## What the task requires
From the first line of the data below through the line holding "ax = fig.add_axes([86", output each line exactly and leave the pictures out.

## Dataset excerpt
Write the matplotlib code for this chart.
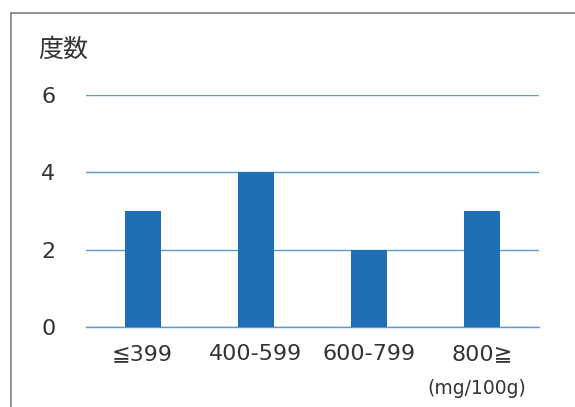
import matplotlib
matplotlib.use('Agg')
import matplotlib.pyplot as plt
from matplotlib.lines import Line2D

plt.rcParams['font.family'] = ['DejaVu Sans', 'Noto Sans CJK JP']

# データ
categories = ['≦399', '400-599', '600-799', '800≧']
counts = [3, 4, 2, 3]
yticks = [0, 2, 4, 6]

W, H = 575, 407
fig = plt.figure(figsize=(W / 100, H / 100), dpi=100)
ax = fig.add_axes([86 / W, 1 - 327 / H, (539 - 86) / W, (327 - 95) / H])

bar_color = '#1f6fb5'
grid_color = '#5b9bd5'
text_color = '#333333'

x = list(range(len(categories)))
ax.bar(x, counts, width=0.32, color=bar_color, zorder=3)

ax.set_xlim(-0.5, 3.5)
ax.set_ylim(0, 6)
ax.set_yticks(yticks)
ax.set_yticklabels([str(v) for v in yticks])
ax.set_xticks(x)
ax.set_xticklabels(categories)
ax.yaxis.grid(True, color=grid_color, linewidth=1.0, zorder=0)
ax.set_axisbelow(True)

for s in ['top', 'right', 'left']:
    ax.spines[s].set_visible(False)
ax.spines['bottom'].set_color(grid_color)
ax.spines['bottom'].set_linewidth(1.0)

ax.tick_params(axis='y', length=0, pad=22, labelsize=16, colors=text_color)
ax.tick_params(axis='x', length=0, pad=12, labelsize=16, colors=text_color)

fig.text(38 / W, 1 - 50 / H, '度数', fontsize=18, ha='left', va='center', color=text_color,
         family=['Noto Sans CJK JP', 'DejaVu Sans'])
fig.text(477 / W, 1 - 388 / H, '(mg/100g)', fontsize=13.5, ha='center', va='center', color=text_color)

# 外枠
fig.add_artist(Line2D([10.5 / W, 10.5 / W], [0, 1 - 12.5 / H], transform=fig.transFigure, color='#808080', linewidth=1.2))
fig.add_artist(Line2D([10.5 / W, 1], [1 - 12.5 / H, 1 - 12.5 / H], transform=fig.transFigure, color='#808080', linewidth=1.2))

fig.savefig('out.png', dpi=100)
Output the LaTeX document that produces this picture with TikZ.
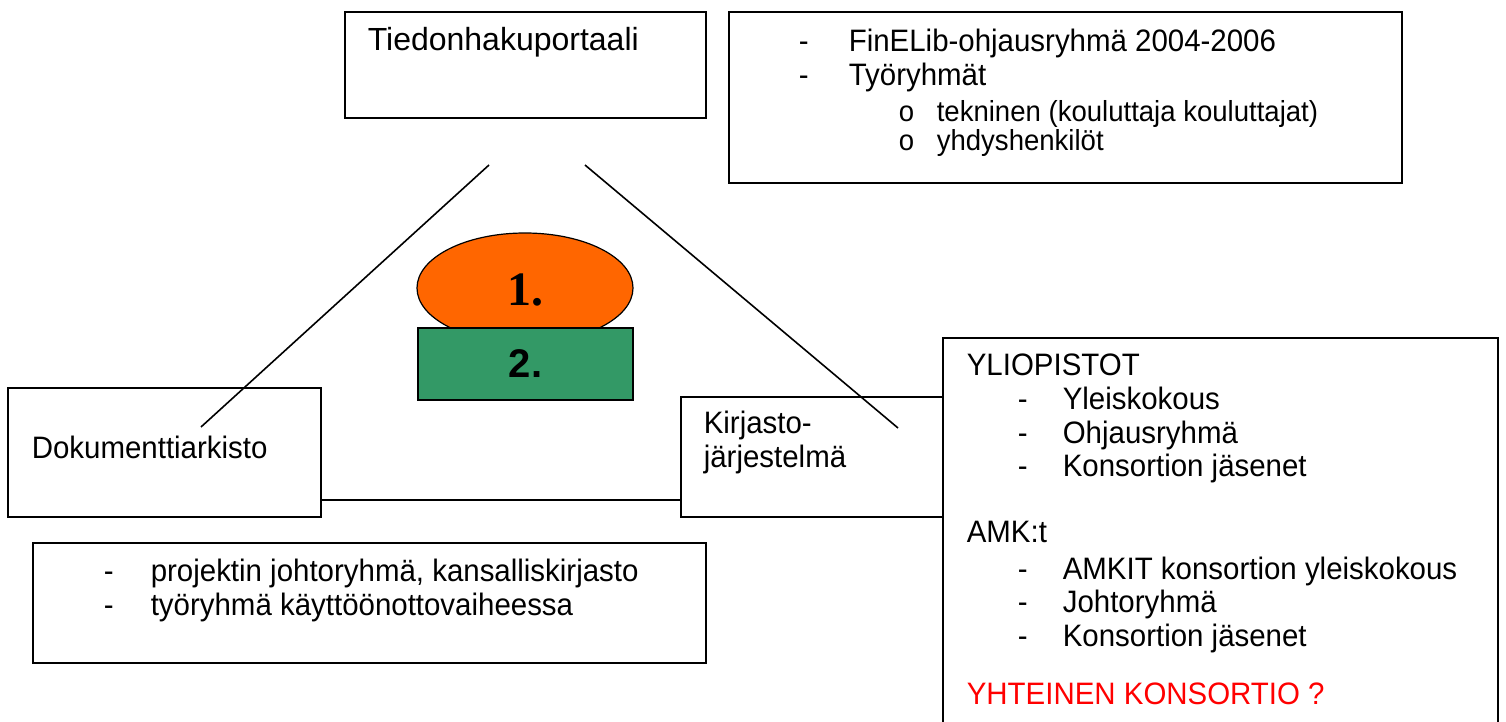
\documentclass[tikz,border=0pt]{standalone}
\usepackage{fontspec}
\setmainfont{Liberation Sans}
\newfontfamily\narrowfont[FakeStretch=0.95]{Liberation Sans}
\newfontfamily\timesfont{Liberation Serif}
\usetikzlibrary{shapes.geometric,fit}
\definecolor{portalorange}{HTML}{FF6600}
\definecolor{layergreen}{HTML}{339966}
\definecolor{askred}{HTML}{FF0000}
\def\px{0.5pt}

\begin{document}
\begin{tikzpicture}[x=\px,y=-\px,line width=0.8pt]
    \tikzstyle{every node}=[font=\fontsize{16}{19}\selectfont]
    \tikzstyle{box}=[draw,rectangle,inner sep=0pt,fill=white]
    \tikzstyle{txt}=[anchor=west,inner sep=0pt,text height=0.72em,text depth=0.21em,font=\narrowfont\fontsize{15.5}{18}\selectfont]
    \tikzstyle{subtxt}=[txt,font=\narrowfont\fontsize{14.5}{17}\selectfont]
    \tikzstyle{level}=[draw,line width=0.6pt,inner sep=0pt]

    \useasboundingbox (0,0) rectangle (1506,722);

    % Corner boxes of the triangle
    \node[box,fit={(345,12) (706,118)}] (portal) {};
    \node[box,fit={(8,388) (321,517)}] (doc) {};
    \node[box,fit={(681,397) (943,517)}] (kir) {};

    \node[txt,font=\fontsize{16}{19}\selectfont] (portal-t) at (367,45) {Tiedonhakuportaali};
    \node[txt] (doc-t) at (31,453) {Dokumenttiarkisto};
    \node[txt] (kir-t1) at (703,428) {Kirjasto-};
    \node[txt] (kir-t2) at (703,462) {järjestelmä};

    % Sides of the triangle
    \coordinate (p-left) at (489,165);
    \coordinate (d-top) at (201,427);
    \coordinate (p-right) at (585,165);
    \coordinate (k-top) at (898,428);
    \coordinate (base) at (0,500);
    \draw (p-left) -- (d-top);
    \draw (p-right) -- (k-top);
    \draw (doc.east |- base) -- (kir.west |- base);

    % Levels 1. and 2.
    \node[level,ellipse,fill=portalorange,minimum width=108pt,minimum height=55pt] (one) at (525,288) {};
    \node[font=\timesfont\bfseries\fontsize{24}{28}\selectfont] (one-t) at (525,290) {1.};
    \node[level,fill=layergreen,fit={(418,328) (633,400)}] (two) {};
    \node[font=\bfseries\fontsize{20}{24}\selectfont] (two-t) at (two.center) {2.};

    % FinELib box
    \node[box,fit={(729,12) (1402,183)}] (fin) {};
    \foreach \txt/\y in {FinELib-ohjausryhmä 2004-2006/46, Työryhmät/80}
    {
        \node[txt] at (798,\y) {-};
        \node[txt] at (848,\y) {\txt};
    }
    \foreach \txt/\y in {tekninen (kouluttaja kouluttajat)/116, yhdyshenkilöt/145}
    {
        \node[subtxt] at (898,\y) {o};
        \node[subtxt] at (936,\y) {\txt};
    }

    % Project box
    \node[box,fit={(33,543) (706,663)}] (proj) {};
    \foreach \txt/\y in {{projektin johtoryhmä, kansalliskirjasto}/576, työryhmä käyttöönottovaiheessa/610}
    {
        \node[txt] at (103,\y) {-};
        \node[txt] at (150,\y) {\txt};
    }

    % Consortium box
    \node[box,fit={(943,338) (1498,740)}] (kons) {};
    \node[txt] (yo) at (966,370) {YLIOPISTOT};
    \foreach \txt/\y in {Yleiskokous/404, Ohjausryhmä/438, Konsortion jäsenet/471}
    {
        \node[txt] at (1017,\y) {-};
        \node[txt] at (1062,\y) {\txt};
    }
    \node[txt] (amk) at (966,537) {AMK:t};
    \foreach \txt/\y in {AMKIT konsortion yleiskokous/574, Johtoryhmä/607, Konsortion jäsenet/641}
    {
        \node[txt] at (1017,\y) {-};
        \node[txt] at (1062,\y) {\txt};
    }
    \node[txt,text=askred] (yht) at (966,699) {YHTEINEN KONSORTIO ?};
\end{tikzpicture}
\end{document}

## Exercise solution
Write the matplotlib code for this chart.
import matplotlib
matplotlib.use('Agg')
import matplotlib.pyplot as plt
from matplotlib.lines import Line2D

plt.rcParams['font.family'] = ['DejaVu Sans', 'Noto Sans CJK JP']

# データ
categories = ['≦399', '400-599', '600-799', '800≧']
counts = [3, 4, 2, 3]
yticks = [0, 2, 4, 6]

W, H = 575, 407
fig = plt.figure(figsize=(W / 100, H / 100), dpi=100)
ax = fig.add_axes([86 / W, 1 - 327 / H, (539 - 86) / W, (327 - 95) / H])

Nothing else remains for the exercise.